SINGAPORE (Reuters) - Tankers carrying U.S. liquefied natural gas (LNG) are on their way to China after Beijing started granting tax waivers to some importers, shipping and trade sources said.
This is the first time since March 2019 that shipments have resumed after a long-standing trade war in which China raised tariffs on LNG imports from the United States to 25% last year.
Four LNG tankers are en route to China after loading cargoes last month in the United States, ship-tracking data from Refinitiv and data intelligence firm Kpler shows.
The tankers are expected to arrive in China between late April and early May, the data shows. One of them, SK Resolute has diverted at least twice but is now heading to Tianjin, China, after loading its cargo from the Cameron LNG plant in Louisiana.
Two others, Cool Explorer and Hoegh Giant, loaded from Sabine Pass, Louisiana, according to the data, and are now also heading to Tianjin, where China National Offshore Oil Corp (CNOOC) and Sinopec operate LNG terminals.
The fourth tanker, Palu LNG, loaded from Corpus Christi, Texas, on March 25 and changed its destination to Tianjin on Monday. It is due to arrive at the Chinese port on April 21, Refinitiv data shows.
Beijing has started granting tax waivers to LNG importers, three China-based sources familiar with the matter said, though details on the companies that have received exemptions on the tariffs were not clear.
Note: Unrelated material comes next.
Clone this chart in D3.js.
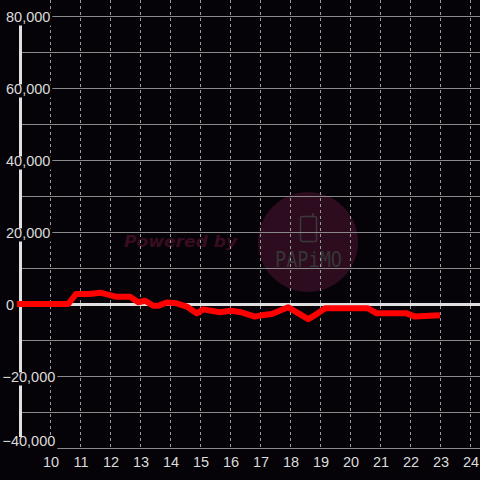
<!DOCTYPE html>
<html><head><meta charset="utf-8">
<script src="https://cdn.jsdelivr.net/npm/d3@7"></script>
<style>body{margin:0;background:#050307;}svg{display:block;}</style>
</head><body>
<script>
const hours = [8.9,10.61,10.87,11.33,11.67,12.22,12.67,12.94,13.17,13.44,13.61,13.89,14.22,14.56,14.89,15.11,15.67,16.0,16.33,16.83,17.06,17.39,17.94,18.28,18.61,18.83,19.17,20.6,20.89,21.89,22.17,23.0];
const values = [0,0,2800,2800,3150,2000,2000,500,900,-500,-500,400,200,-700,-2600,-1500,-2300,-1900,-2200,-3500,-3100,-2800,-900,-2600,-4200,-3100,-1200,-1200,-2600,-2600,-3500,-3100];
const xTicks = [10,11,12,13,14,15,16,17,18,19,20,21,22,23,24];
const yTicks = [80000,60000,40000,20000,0,-20000,-40000];
const yGrid = [80000,70000,60000,50000,40000,30000,20000,10000,0,-10000,-20000,-30000,-40000];

const W=480,H=480;
const svg=d3.select("body").append("svg").attr("width",W).attr("height",H);
svg.append("rect").attr("width",W).attr("height",H).attr("fill","#050307");
const x=d3.scaleLinear().domain([10,24]).range([50,470]);
const y=d3.scaleLinear().domain([-40000,80000]).range([448,16]);

// watermark
svg.append("text").attr("x",124).attr("y",247).attr("font-family","DejaVu Sans").attr("font-weight","bold").attr("font-style","italic").attr("font-size",16.5).attr("fill","#3a0c22").attr("textLength",113).attr("lengthAdjust","spacingAndGlyphs").text("Powered by");
svg.append("circle").attr("cx",308).attr("cy",242).attr("r",50).attr("fill","#2c0c1e");
svg.append("rect").attr("x",300.5).attr("y",216.5).attr("width",16).attr("height",25).attr("rx",2).attr("fill","none").attr("stroke","#3a3a3a").attr("stroke-width",1.5);
svg.append("line").attr("x1",313).attr("y1",216).attr("x2",313).attr("y2",213).attr("stroke","#3a3a3a").attr("stroke-width",1.5);
svg.append("text").attr("x",275).attr("y",267).attr("font-family","DejaVu Sans Mono").attr("font-size",22).attr("fill","#363636").attr("textLength",67).attr("lengthAdjust","spacingAndGlyphs").text("PAPiMO");

// grid
svg.append("g").selectAll("line").data(yGrid).join("line")
  .attr("x1",20).attr("x2",W).attr("y1",d=>y(d)+0.5).attr("y2",d=>y(d)+0.5)
  .attr("stroke","#8a8a8a").attr("stroke-width",1);
svg.append("g").selectAll("line").data(xTicks).join("line")
  .attr("x1",d=>x(d)+0.5).attr("x2",d=>x(d)+0.5).attr("y1",0).attr("y2",448)
  .attr("stroke","#9a9a9a").attr("stroke-width",1).attr("stroke-dasharray","3,3");

// y axis line
svg.append("line").attr("x1",20.5).attr("x2",20.5).attr("y1",16).attr("y2",448).attr("stroke","#e0e0e0").attr("stroke-width",3);
// zero line
svg.append("line").attr("x1",20).attr("x2",W).attr("y1",y(0)+0.5).attr("y2",y(0)+0.5).attr("stroke","#e0e0e0").attr("stroke-width",3);

// y labels with background
const fmt=d3.format(",");
const yl=svg.append("g").selectAll("g").data(yTicks).join("g");
yl.each(function(d){
  const g=d3.select(this);
  const cy = d===-40000 ? y(d)-7 : y(d)+0.5;
  const t=g.append("text").attr("x",d<0?2.5:6).attr("y",cy+5).attr("text-anchor","start")
    .attr("font-family","Liberation Sans").attr("font-size","14.5px").attr("fill","#dcdcdc").text(fmt(d));
  const bb=t.node().getBBox();
  g.insert("rect","text").attr("x",bb.x).attr("y",cy-4).attr("width",bb.width+2).attr("height",13).attr("fill","#050307");
});
// red line
const line=d3.line().x((d,i)=>x(hours[i])).y(d=>y(d));
svg.append("path").datum(values).attr("d",line).attr("fill","none").attr("stroke","#ff0000").attr("stroke-width",6).attr("stroke-linejoin","round");

// x labels
svg.append("g").selectAll("text").data(xTicks).join("text")
  .attr("x",d=>x(d)+1).attr("y",467).attr("text-anchor","middle")
  .attr("font-family","Liberation Sans").attr("font-size","14.5px").attr("fill","#dcdcdc").text(d=>d);
</script>
</body></html>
Two of the sources said the tariff has dropped to zero, though a separate value-added tax of 10% still applies.
Companies are asked to apply for tax waivers monthly and are required to report to the government once transactions are concluded, said another of the sources, a Chinese gas trader.
China’s Ministry of Finance, which is in charge of granting the waivers, did not immediately respond to a faxed request for comment.
China announced in February that it would grant exemptions on retaliatory duties imposed against 696 U.S. goods after both sides reached a Phase 1 trade deal that took effect on Feb. 14. Companies were supposed to submit their applications on March 2.
Asian LNG prices dropped to a record low last week as demand plunged in several key importers, including India, where lockdowns to curb the spread of the coronavirus have restricted industrial output.
In China, where such measures are starting to be eased in some areas, demand is recovering as people return to work and LNG shipments to China are expected to rise, two Singapore-based traders said.